Until now I used to convert all values in a pandas dataframe with combined numerical and string entries to numeric values if possible in one easy step, using .map and .to_numeric with "errors = 'ignore'".

It worked perfectly, but after updating to the latest version of Pandas (2.2.3) I get a FutureWarning.

import pandas as pd
A = pd.DataFrame({
    'x' : ['1','2','3'],
    'y' : ['not_a_number','5',9999],
    }) # example data
B = A.map(pd.to_numeric, errors = 'ignore')

# FutureWarning: errors='ignore' is deprecated and will raise in a future version. Use to_numeric without passing errors and catch exceptions explicitly instead B = A.map(pd.to_numeric, errors = 'ignore')

How could I code this future proof in an elegant, vectorised way?

I could not think of any solution that is not very cumbersome (looping over each individual entry of the dataframe).


Solution

  • When you use errors='ignore', to_numeric returns the original Series.

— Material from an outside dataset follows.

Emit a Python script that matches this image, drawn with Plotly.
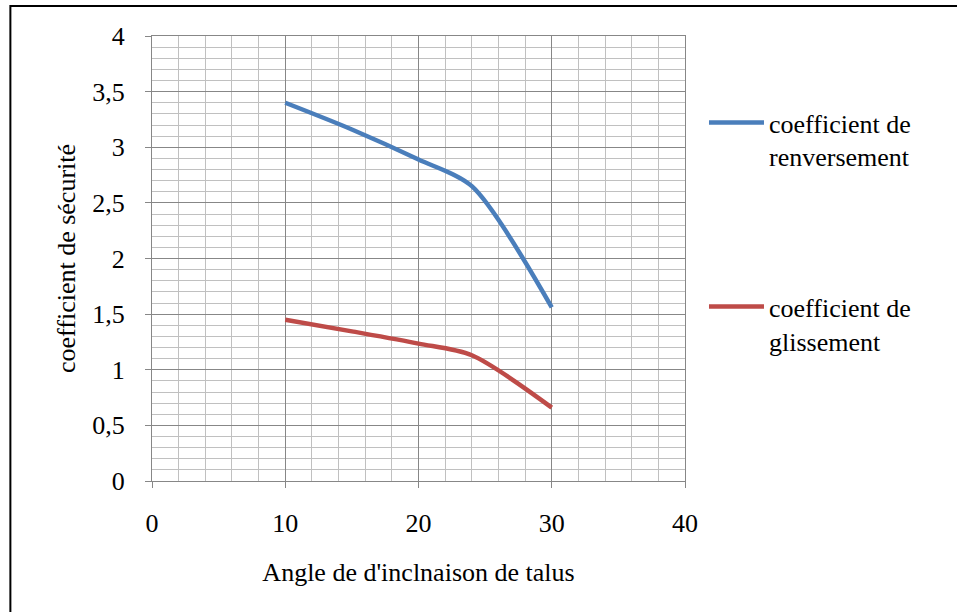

    As mentioned in the documentation:

    errors {‘ignore’, ‘raise’, ‘coerce’}, default ‘raise’

    • If ‘raise’, then invalid parsing will raise an exception.
    • If ‘coerce’, then invalid parsing will be set as NaN.
    • If ‘ignore’, then invalid parsing will return the input.

    Changed in version 2.2. “ignore” is deprecated. Catch exceptions explicitly instead.

    Catch the error explicitly if you want to keep the previous behavior:

    def to_numeric(s):
        try:
            return pd.to_numeric(s, errors='raise')
        except ValueError:
            return s
        
    A.apply(to_numeric)
    

    NB. use apply rather than map for a vectorial operation.

    Relevant issues: #54467, #59221.